(Lines of data)
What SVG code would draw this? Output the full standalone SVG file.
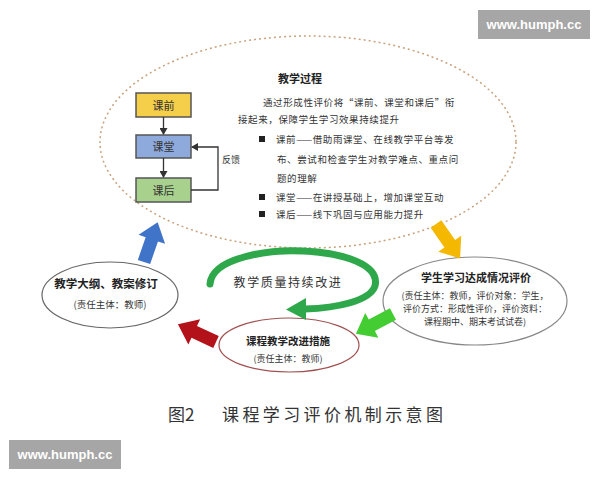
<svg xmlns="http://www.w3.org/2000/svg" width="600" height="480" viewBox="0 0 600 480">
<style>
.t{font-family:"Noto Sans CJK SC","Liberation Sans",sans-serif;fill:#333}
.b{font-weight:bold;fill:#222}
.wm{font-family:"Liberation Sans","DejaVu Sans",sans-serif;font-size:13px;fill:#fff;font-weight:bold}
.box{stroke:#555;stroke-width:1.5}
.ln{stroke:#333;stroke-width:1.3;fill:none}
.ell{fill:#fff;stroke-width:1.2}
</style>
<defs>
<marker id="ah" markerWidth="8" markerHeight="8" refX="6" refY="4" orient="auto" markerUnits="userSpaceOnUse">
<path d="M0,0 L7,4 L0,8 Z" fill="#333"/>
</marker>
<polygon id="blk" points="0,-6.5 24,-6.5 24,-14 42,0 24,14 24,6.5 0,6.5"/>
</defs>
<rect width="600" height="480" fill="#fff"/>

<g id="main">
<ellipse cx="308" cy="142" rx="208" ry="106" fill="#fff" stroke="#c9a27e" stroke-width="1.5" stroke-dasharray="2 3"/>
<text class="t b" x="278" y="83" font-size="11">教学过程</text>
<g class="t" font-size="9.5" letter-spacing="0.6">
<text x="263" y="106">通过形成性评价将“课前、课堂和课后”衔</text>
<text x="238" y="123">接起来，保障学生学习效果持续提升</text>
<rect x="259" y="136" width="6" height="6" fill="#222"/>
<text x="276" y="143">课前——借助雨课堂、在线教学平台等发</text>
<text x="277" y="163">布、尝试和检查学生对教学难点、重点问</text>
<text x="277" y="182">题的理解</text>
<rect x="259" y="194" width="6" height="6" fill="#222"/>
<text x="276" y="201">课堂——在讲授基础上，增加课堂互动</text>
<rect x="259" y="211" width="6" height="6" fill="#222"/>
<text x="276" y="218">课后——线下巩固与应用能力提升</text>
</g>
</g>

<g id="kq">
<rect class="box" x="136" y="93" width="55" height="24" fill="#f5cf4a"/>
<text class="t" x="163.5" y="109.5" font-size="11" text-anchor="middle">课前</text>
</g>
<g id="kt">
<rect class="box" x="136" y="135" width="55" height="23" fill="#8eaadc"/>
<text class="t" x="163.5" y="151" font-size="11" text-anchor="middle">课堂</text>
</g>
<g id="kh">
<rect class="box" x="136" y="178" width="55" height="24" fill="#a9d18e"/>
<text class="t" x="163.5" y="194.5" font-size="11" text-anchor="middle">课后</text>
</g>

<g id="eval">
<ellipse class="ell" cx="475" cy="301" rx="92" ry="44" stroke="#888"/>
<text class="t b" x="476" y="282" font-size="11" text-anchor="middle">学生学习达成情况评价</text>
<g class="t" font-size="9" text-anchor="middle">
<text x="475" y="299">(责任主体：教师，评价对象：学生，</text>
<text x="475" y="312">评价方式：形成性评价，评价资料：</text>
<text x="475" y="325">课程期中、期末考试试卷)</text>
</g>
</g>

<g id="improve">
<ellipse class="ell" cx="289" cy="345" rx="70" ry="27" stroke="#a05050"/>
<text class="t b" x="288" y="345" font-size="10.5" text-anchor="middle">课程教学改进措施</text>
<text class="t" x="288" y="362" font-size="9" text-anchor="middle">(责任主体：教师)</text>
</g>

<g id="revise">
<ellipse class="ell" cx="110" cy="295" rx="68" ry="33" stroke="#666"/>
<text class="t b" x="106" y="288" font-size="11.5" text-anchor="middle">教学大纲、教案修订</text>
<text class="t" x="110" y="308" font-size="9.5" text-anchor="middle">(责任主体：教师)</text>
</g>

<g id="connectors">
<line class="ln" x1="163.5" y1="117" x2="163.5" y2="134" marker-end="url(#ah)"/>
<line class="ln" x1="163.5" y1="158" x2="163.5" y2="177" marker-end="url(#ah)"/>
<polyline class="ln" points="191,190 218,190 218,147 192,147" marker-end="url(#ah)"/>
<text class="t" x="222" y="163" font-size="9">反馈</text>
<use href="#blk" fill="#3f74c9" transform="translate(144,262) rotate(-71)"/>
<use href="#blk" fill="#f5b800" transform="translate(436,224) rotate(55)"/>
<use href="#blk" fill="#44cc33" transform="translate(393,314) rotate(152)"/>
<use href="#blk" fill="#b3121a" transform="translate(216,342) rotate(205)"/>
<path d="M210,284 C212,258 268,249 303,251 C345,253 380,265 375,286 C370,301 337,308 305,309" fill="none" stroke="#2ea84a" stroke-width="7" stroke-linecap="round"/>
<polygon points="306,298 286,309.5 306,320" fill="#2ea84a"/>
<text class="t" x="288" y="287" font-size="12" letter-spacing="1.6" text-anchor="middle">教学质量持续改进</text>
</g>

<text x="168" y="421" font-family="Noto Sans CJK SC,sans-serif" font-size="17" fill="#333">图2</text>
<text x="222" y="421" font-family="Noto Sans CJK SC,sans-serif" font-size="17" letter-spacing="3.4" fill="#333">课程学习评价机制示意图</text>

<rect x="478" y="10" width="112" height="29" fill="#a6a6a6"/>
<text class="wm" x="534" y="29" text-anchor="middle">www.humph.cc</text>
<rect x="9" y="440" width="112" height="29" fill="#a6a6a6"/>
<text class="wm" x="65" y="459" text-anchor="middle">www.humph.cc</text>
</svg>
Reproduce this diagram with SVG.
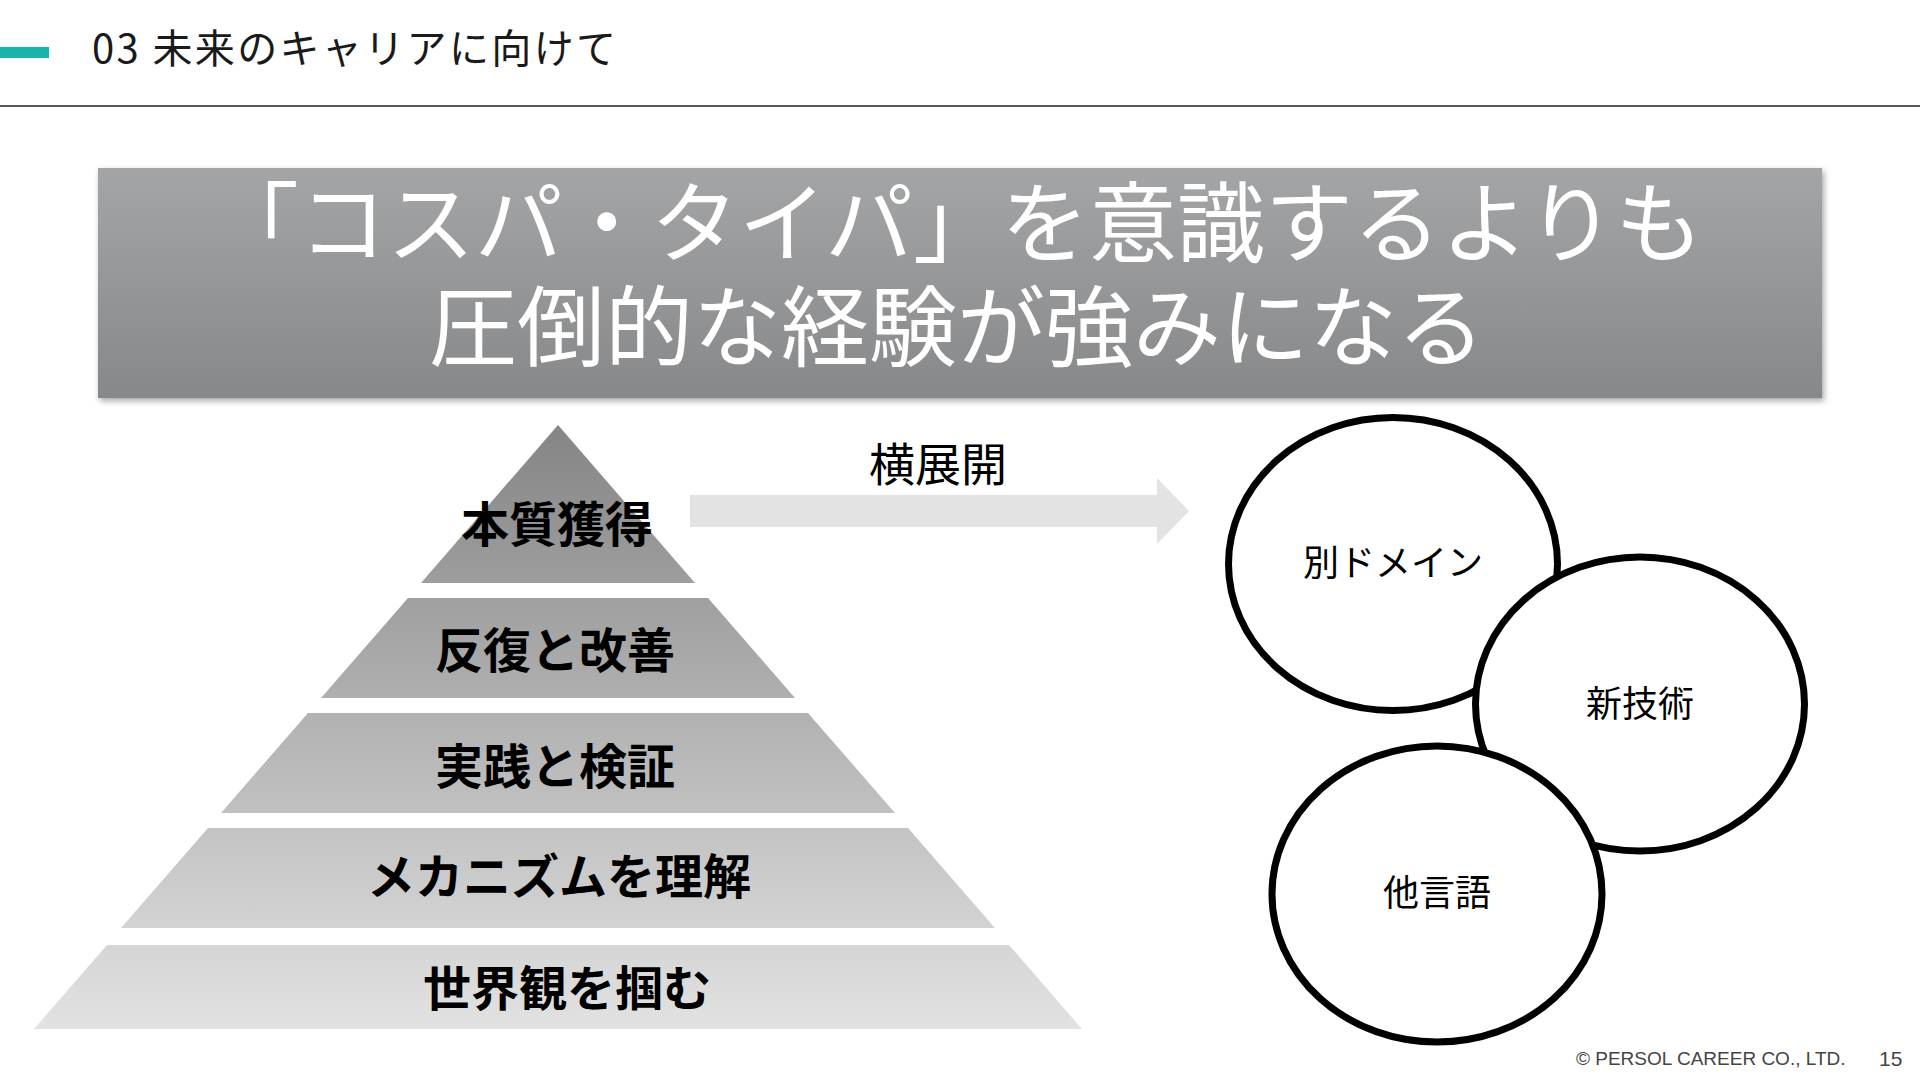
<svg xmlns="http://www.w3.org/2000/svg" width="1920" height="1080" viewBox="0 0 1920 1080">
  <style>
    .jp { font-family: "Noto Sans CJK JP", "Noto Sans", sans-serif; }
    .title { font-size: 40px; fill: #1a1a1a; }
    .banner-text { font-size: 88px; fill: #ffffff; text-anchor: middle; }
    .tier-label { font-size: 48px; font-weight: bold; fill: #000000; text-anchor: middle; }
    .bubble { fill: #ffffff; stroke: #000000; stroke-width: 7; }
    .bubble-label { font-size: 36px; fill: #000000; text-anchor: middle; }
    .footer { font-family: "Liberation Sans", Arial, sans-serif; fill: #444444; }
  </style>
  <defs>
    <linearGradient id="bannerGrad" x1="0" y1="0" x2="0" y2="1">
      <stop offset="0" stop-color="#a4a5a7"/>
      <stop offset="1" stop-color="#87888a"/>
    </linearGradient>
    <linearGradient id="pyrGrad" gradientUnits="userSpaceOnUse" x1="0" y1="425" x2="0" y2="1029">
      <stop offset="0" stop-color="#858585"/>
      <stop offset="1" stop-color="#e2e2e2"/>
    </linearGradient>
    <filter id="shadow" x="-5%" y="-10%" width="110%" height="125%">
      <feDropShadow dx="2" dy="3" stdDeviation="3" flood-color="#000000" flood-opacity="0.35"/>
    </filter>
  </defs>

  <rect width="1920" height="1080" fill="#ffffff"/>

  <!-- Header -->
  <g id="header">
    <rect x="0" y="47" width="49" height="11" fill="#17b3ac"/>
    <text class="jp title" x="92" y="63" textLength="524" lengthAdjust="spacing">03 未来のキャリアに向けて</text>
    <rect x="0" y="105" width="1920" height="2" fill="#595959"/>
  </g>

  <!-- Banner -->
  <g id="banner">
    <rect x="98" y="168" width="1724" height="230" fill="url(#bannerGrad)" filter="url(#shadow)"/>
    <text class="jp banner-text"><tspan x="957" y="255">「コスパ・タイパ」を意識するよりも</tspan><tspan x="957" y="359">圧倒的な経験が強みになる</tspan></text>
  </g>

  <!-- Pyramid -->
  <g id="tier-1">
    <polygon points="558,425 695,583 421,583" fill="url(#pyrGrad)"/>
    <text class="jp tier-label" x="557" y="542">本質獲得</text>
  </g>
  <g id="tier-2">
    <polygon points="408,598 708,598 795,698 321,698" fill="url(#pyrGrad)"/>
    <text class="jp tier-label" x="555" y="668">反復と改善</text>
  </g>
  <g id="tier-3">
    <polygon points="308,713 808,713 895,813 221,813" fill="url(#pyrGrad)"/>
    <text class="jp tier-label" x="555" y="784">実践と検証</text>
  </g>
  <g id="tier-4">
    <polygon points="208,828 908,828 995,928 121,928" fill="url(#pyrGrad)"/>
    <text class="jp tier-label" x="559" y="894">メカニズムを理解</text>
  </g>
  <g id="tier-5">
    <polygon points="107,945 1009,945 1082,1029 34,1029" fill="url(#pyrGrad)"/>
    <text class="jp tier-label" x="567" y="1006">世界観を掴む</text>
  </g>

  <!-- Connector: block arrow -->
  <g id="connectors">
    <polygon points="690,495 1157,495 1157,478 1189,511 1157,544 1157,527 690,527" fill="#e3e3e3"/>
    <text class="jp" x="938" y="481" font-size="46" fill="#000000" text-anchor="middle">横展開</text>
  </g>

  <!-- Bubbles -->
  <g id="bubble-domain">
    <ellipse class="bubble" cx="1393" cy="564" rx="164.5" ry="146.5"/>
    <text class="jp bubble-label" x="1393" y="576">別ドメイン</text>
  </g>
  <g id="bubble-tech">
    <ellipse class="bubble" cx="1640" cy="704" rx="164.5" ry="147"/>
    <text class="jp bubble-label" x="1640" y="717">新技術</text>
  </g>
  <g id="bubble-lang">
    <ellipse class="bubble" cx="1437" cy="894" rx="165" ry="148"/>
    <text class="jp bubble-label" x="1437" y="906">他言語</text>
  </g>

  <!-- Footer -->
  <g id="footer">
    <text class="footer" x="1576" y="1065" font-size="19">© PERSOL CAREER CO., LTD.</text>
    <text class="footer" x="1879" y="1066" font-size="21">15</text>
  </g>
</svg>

● **WHAT IS ASKED**: State how many lines in the records above contain the word "this", giving only the number.

● **ANSWER TO THE TASK**: 2